2023-04-05 Thread Uros Bizjak
On Wed, Apr 5, 2023 at 6:37 PM Dave Hansen  wrote:
>
> On 4/5/23 07:17, Uros Bizjak wrote:
> > Add generic and target specific support for local{,64}_try_cmpxchg
> > and wire up support for all targets that use local_t infrastructure.
>
> I feel like I'm missing some context.
>
> What are the actual end user visible effects of this series?  Is there a
> measurable decrease in perf overhead?  Why go to all this trouble for
> perf?  Who else will use local_try_cmpxchg()?

This functionality was requested by perf people [1], so perhaps Steven
can give us some concrete examples. In general, apart from the removal
of unneeded compare instruction on x86, usage of try_cmpxchg also
results in slightly better code on non-x86 targets [2], since the code
now correctly identifies fast-path through the cmpxchg loop.
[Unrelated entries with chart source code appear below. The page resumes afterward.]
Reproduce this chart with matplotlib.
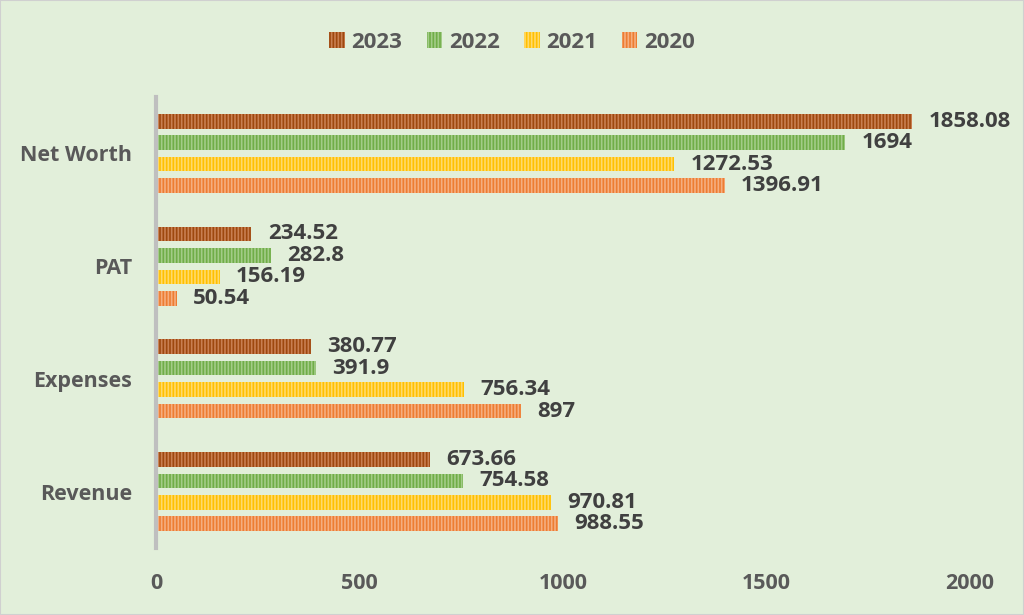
import numpy as np
import matplotlib.pyplot as plt

categories = ['Revenue', 'Expenses', 'PAT', 'Net Worth']
years = ['2023', '2022', '2021', '2020']
v2023 = [673.66, 380.77, 234.52, 1858.08]
v2022 = [754.58, 391.9, 282.8, 1694]
v2021 = [970.81, 756.34, 156.19, 1272.53]
v2020 = [988.55, 897, 50.54, 1396.91]
values = [v2023, v2022, v2021, v2020]

colors = ['#9E480E', '#70AD47', '#FFC000', '#ED7D31']
stripes = ['#C97F52', '#A3CC88', '#FFDA6A', '#F5AE80']

plt.rcParams['font.family'] = ['Open Sans', 'DejaVu Sans']
plt.rcParams['hatch.linewidth'] = 1.2
bg = '#E2EFDA'

fig = plt.figure(figsize=(10.24, 6.15), dpi=100, facecolor=bg)
ax = fig.add_axes([156/1024, 1-548/615, (970-156)/1024, (548-97)/615])
ax.set_facecolor(bg)

y = np.arange(len(categories))
step = 0.19
h = 0.13
for i in range(4):
    pos = y + (1.5 - i)*step
    bars = ax.barh(pos, values[i], height=h, color=colors[i], edgecolor=stripes[i],
                   hatch='|||||', linewidth=0, label=years[i])
    for b, v in zip(bars, values[i]):
        ax.text(v + 40, b.get_y() + h/2, f'{v:g}', va='center', ha='left',
                fontsize=16, fontweight='bold', color='#404040')

ax.set_xlim(0, 2000)
ax.set_ylim(-0.5, 3.5)
ax.set_xticks([0, 500, 1000, 1500, 2000])
ax.set_yticks(y)
ax.set_yticklabels(categories)
for s in ['top', 'right', 'bottom']:
    ax.spines[s].set_visible(False)
ax.spines['left'].set_color('#BFBFBF')
ax.spines['left'].set_linewidth(3)
ax.tick_params(length=0, labelsize=15.5, labelcolor='#595959')
ax.tick_params(axis='y', pad=17)
ax.tick_params(axis='x', pad=18)
for t in ax.get_xticklabels() + ax.get_yticklabels():
    t.set_fontweight('bold')

leg = fig.legend(loc='center', bbox_to_anchor=(0.5, 1-42/615), ncol=4, frameon=False,
                 prop={'size': 16, 'weight': 'bold'}, handlelength=0.7, handleheight=0.7,
                 columnspacing=1.1, handletextpad=0.3)
for t in leg.get_texts():
    t.set_color('#595959')

fig.patches.append(plt.Rectangle((0, 0), 1, 1, transform=fig.transFigure, fill=False,
                                 edgecolor='#D0D0D0', linewidth=1.5))
fig.savefig('out.png', dpi=100, facecolor=bg)
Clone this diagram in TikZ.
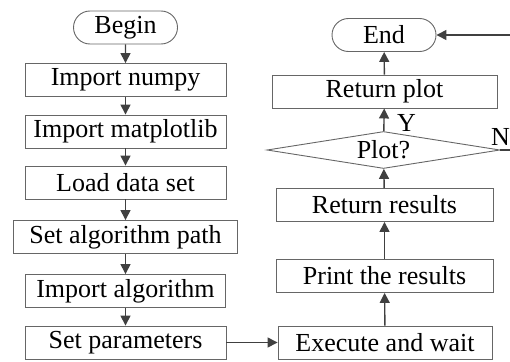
\documentclass[tikz,border=0pt]{standalone}
\usepackage{fontspec}
\setmainfont{Liberation Serif}
\usetikzlibrary{shapes.geometric,shapes.misc,arrows.meta}
\begin{document}
\begin{tikzpicture}[x=1pt,y=-1pt,
  every node/.style={font=\fontsize{26}{26}\selectfont, inner sep=0pt},
  box/.style={draw=black!60, line width=0.9pt, rectangle, minimum height=33pt},
  term/.style={draw=black!60, line width=0.9pt, rounded rectangle, minimum width=104pt, minimum height=33pt},
  dec/.style={draw=black!60, line width=0.9pt, diamond, aspect=6.3, minimum width=233pt, minimum height=37pt},
  link/.style={draw=black!75, line width=1.4pt, -{Triangle[length=10pt,width=10pt]}},
  lbl/.style={font=\fontsize{26}{26}\selectfont}]
\useasboundingbox (0,0) rectangle (510,361);
\clip (0,0) rectangle (510,361);
% left column
\node[term] (begin) at (125.5,27.5) {Begin};
\node[box, minimum width=201pt] (numpy) at (125.5,80) {Import numpy};
\node[box, minimum width=201pt] (mpl) at (125.5,131.5) {Import matplotlib};
\node[box, minimum width=201pt] (load) at (125.5,182.5) {Load data set};
\node[box, minimum width=224pt] (path) at (125.5,237) {Set algorithm path};
\node[box, minimum width=200pt] (alg) at (125.5,291) {Import algorithm};
\node[box, minimum width=201pt] (params) at (125.5,342.5) {Set parameters};
% right column
\node[box, minimum width=214pt] (exec) at (385,342.5) {Execute and wait};
\node[box, minimum width=217pt] (print) at (384.5,276) {Print the results};
\node[box, minimum width=217pt] (ret) at (384.5,205) {Return results};
\node[dec] (plot) at (383.5,150) {Plot?};
\node[box, minimum width=225pt] (rplot) at (384.5,91.5) {Return plot};
\node[term] (end) at (384,35) {End};
\coordinate (loop) at (530,150);
% connectors
\draw[link] (begin) -- (numpy);
\draw[link] (numpy) -- (mpl);
\draw[link] (mpl) -- (load);
\draw[link] (load) -- (path);
\draw[link] (path) -- (alg);
\draw[link] (alg) -- (params);
\draw[link] (params) -- (exec);
\draw[link] (exec) -- (print);
\draw[link] (print) -- (ret);
\draw[link] (ret) -- (plot);
\draw[link] (plot) -- (rplot);
\node[lbl, anchor=south west] (ylab) at (397,132) {Y};
\draw[link] (rplot) -- (end);
\draw[link] (plot.east) -- (loop) |- (end);
\node[lbl, anchor=south west] (nlab) at (491,146) {N};
\end{tikzpicture}
\end{document}
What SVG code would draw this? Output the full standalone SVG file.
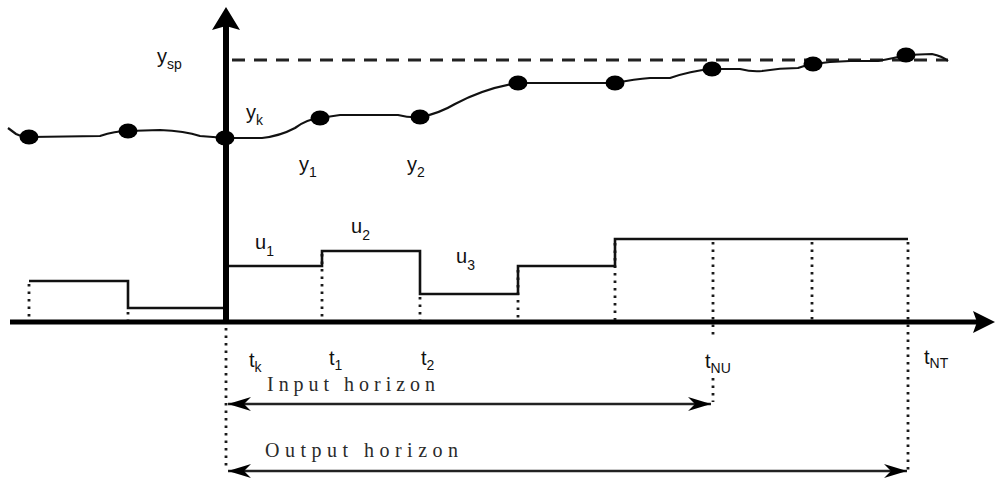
<svg xmlns="http://www.w3.org/2000/svg" width="995" height="482" viewBox="0 0 995 482">
<defs>
<style>
.lbl{font-family:"Liberation Sans","Noto Sans",Arial,sans-serif;font-size:20px;fill:#111}
.sub{font-size:14px}
.hz{font-family:"Liberation Serif","Times New Roman",serif;font-size:20px;fill:#2a2a2a}
.dot{stroke:#1a1a1a;stroke-width:2.8;stroke-dasharray:2.5 5;fill:none}
.step{stroke:#111;stroke-width:2.6;fill:none}
.curve{stroke:#111;stroke-width:2.2;fill:none}
.pt{fill:#000}
.hzl{stroke:#222;stroke-width:2.4;fill:none}
</style>
<marker id="ah" viewBox="-24 -8 26 16" refX="0" refY="0" markerWidth="26" markerHeight="16" markerUnits="userSpaceOnUse" orient="auto-start-reverse">
<path d="M0,0 L-23,-7 L-16,0 L-23,7 Z" fill="#000"/>
</marker>
</defs>
<rect width="995" height="482" fill="#fff"/>

<g id="axes">
<line x1="226" y1="24" x2="226" y2="324" stroke="#000" stroke-width="6"/>
<polygon points="226,7 240,30 226,26 212,30" fill="#000"/>
<line x1="10" y1="322" x2="978" y2="322" stroke="#000" stroke-width="5"/>
<polygon points="995,322 973,311 977,322 973,333" fill="#000"/>
</g>

<g id="setpoint">
<line x1="232" y1="60" x2="948" y2="60" stroke="#222" stroke-width="2.8" stroke-dasharray="13 9"/>
</g>

<g id="guides">
<line class="dot" x1="29" y1="284" x2="29" y2="320"/>
<line class="dot" x1="128" y1="312" x2="128" y2="320"/>
<line class="dot" x1="226" y1="328" x2="226" y2="470"/>
<line class="dot" x1="322" y1="254" x2="322" y2="320"/>
<line class="dot" x1="420" y1="297" x2="420" y2="320"/>
<line class="dot" x1="518" y1="270" x2="518" y2="320"/>
<line class="dot" x1="615" y1="243" x2="615" y2="320"/>
<line class="dot" x1="713" y1="242" x2="713" y2="336"/>
<line class="dot" x1="713" y1="378" x2="713" y2="402"/>
<line class="dot" x1="812" y1="242" x2="812" y2="320"/>
<line class="dot" x1="908" y1="242" x2="908" y2="470"/>
</g>

<g id="input-signal">
<path class="step" d="M29,281 H128 V308 H223"/>
<path class="step" d="M229,266 H322 V251 H420 V294 H518 V266 H615 V239 H908"/>
</g>

<g id="output-curve">
<path class="curve" d="M8,128 L16,134 Q22,137 30,137 L100,136 Q115,131 128,131 L160,130 Q185,131 200,136 L226,138 L262,138 Q280,136 295,128 Q307,119 320,118 L340,115 L398,115 Q410,118 421,117 Q440,113 455,104 Q485,88 518,83 L615,83 Q635,79 650,78 L670,78 Q690,71 712,69 L740,69 Q752,72 762,71 Q780,68 798,68 Q806,65 813,64 L830,62 L850,61 L878,61 Q895,58 906,55 L932,54 Q942,56 948,61"/>
<ellipse class="pt" cx="29" cy="137" rx="9.5" ry="7.5"/>
<ellipse class="pt" cx="128" cy="131" rx="9.5" ry="7.5"/>
<ellipse class="pt" cx="225" cy="138" rx="9.5" ry="7.5"/>
<ellipse class="pt" cx="320" cy="118" rx="9.5" ry="7.5"/>
<ellipse class="pt" cx="420" cy="117" rx="9.5" ry="7.5"/>
<ellipse class="pt" cx="518" cy="83" rx="9.5" ry="7.5"/>
<ellipse class="pt" cx="615" cy="83" rx="9.5" ry="7.5"/>
<ellipse class="pt" cx="712" cy="69" rx="9.5" ry="7.5"/>
<ellipse class="pt" cx="813" cy="64" rx="9.5" ry="7.5"/>
<ellipse class="pt" cx="906" cy="55" rx="9.5" ry="7.5"/>
</g>

<g id="horizons">
<line class="hzl" x1="228" y1="404" x2="711" y2="404" marker-start="url(#ah)" marker-end="url(#ah)"/>
<line class="hzl" x1="228" y1="471" x2="907" y2="471" marker-start="url(#ah)" marker-end="url(#ah)"/>
</g>

<g id="labels">
<text class="lbl" x="157" y="63">y<tspan class="sub" dy="6">sp</tspan></text>
<text class="lbl" x="246" y="119">y<tspan class="sub" dy="6">k</tspan></text>
<text class="lbl" x="299" y="171">y<tspan class="sub" dy="6">1</tspan></text>
<text class="lbl" x="407" y="171">y<tspan class="sub" dy="6">2</tspan></text>
<text class="lbl" x="255" y="249">u<tspan class="sub" dy="7">1</tspan></text>
<text class="lbl" x="351" y="233">u<tspan class="sub" dy="7">2</tspan></text>
<text class="lbl" x="456" y="263">u<tspan class="sub" dy="7">3</tspan></text>
<text class="lbl" x="249" y="367">t<tspan class="sub" dy="5">k</tspan></text>
<text class="lbl" x="329" y="365">t<tspan class="sub" dy="5">1</tspan></text>
<text class="lbl" x="421" y="365">t<tspan class="sub" dy="5">2</tspan></text>
<text class="lbl" x="705" y="368">t<tspan class="sub" dy="5">NU</tspan></text>
<text class="lbl" x="924" y="364">t<tspan class="sub" dy="4">NT</tspan></text>
<text class="hz" x="267" y="391" textLength="168" lengthAdjust="spacing">Input horizon</text>
<text class="hz" x="265" y="457" textLength="193" lengthAdjust="spacing">Output horizon</text>
</g>
</svg>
Also important is that try_cmpxchg code reuses the result of cmpxchg
instruction in the loop, so a read from the memory in the loop is
eliminated. When reviewing the cmpxchg usage sites, I found numerous
places where unnecessary read from memory was present in the loop, two
examples can be seen in the last patch of this series.

Also, using try_cmpxchg prevents inconsistencies of the cmpxchg loop,
where the result of the cmpxchg is compared with the wrong "old" value
- one such bug is still lurking in x86 APIC code, please see [3].

Please note that apart from perf subsystem, event subsystem can also
be improved by using local_try_cmpxchg. This is the reason that the
last patch includes a change in events/core.c.

> I'm all for improving things, and perf is an important user.  But, if
> the goal here is improving performance, it would be nice to see at least
> a stab at quantifying the performance delta.

[1] https://lore.kernel.org/lkml/20230301131831.6c8d4...@gandalf.local.home/
[2] 
https://lore.kernel.org/lkml/yo91omfdzttgx...@fvff77s0q05n.cambridge.arm.com/
[3] https://lore.kernel.org/lkml/20230227160917.107820-1-ubiz...@gmail.com/

Uros.


Re: [PATCH v2 0/5] locking: Introduce local{,64}_try_cmpxchg

2023-04-05 Thread Dave Hansen
On 4/5/23 07:17, Uros Bizjak wrote:
> Add generic and target specific support for local{,64}_try_cmpxchg
> and wire up support for all targets that use local_t infrastructure.

I feel like I'm missing some context.

What are the actual end user visible effects of this series?  Is there a
measurable decrease in perf overhead?  Why go to all this trouble for
perf?  Who else will use local_try_cmpxchg()?

I'm all for improving things, and perf is an important user.  But, if
the goal here is improving performance, it would be nice to see at least
a stab at quantifying the performance delta.